There are nine convictions by the recorder of the town of Nutley presented for review. Each concerns a different defendant, but all turn upon the same questions. An ordinance of the town of Nutley provides that “no person, not a resident of the town of Nutley, shall * * * distribute eir*671culars or other matter * * * from house to house * * * without first having received a permit from the police department of the town oí Nutley * * *.” The ordinance further requires the payment of a fee of one dollar per day to be “deposited” daily and furnishing of fingerprints and photographs in duplicate, of which one set is to be fastened to the permit. Each defendant was separately charged with and convicted of a violation of the ordinance in that he or she, not being a resident of the town of Nutley, distributed circulars and other printed matter without a permit in violation of the ordinance.
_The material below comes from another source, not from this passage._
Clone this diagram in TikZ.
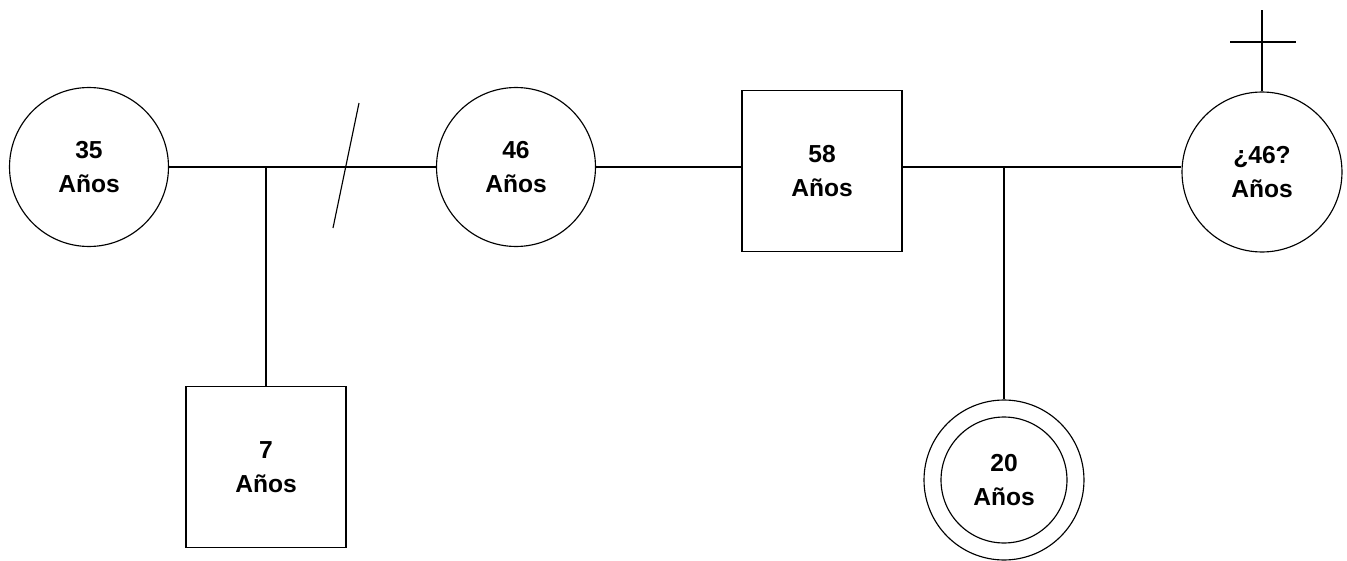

The evidence disclosed that the defendants were distributing religious tracts from house to house.
The defendants contend that the ordinance is invalid in that it makes an illegal discrimination against non-residents of the town of Nutley.
An ordinance with like provisions was before the Supreme Court in Town of Westfield v. Stein, 113 N. J. L. 1; 172 Atl. Rep. 522. In that case the Common Pleas judge of the county of Union, sitting as a special statutory tribunal, had set aside the conviction. On certiorari, prosecuted by the municipal authorities, the Supreme Court determined that inasmuch as the sentence under the conviction had been served the questions, so far as the municipality was concerned, were moot and dismissed the writ. But Mr. Justice Parker, writer of the opinion, closed with this observation:
“It may not be out of place to remark in passing that on the merits of the validity of the ordinance, the decision of Judge Stein seems supported by excellent authority in this-state. The ordinance provides that fno person not a resident of the town of Westfield shall canvass/ &e., without a written permit from the police department. Cases dealing with such discriminatory regulation are : Muhlenbrinck v. Long Branch Commissioners et al., 42 N. J. L. 364; Morgan v. Orange, 50 Id. 389; Hewson v. Englewood, 55 Id. 522; Kellam v. Newark, 79 Id. 364; Jersey City v. Chasan, 81 Id. 315; Siciliano v. Township of Neptune, 83 Id. 158; Haddon Heights v. Hunt, 90 Id. 35; affirmed, 91 Id. 696; North Wildwood v. Coney, 100 Id. 38.”
*672Had that judicial statement been made as a holding, it would have been dispositive of the present case. Even as obiter it points, I think, in the direction of sound law.
The town presents contrariwise:
First, that our cases on the subject are directed against a discriminatory use of the taxing power whereas the present ordinance is an exercise of the police power. That, as an analysis of our decisions, is not altogether accurate, as witness Morgan v. Orange, 50 N. J. L. 389; 13 Atl. Rep. 240: “* * * distinctions between inhabitants of our state, based upon no other ground than the place of actual residence, are in restraint of trade, invidious, unjust and illegal. Ordinances passed in the exercise of a police power to control the sale of articles within a town or city, or in other matters, must be reasonable * * (Italics mine.) Also Jersey City v. Chasun, 81 N. J. L. 315; 79 Atl. Rep. 1058, wherein the Supreme Court reviewed an ordinance allowing residents of three months’ standing to do by license what others might do only by permit, and Mr. Justice Bergen, writing the opinion, said, “I also think the ordinance is void because of its discrimination between residents and non-residents.”
Second, that to deny validity to the ordinance would be to “open the way for sneak thieves and second-story men, who are unknown to the Nutley police, to obtain the very knowledge requisite to ply their nefarious trade successfully,” which really, it seems to me, begs the question. Because we may not assume that any populous center is without those who, given opportunity, would violate the law, and, further, the police in any such community can scarcely have a complete knowledge of the impulses of all the residents or, having such knowledge, have the means to render impotent the desires or weaknesses of those who incline towards wrongdoing, particularly since an evil-doer from without may easily and quickly become a resident.
I am of the opinion that the defendants’ point is well made. It is unnecessary to discuss the remaining matters presented by the defendants.
All of the convictions and the proceedings upon which they are based will be set aside, with costs.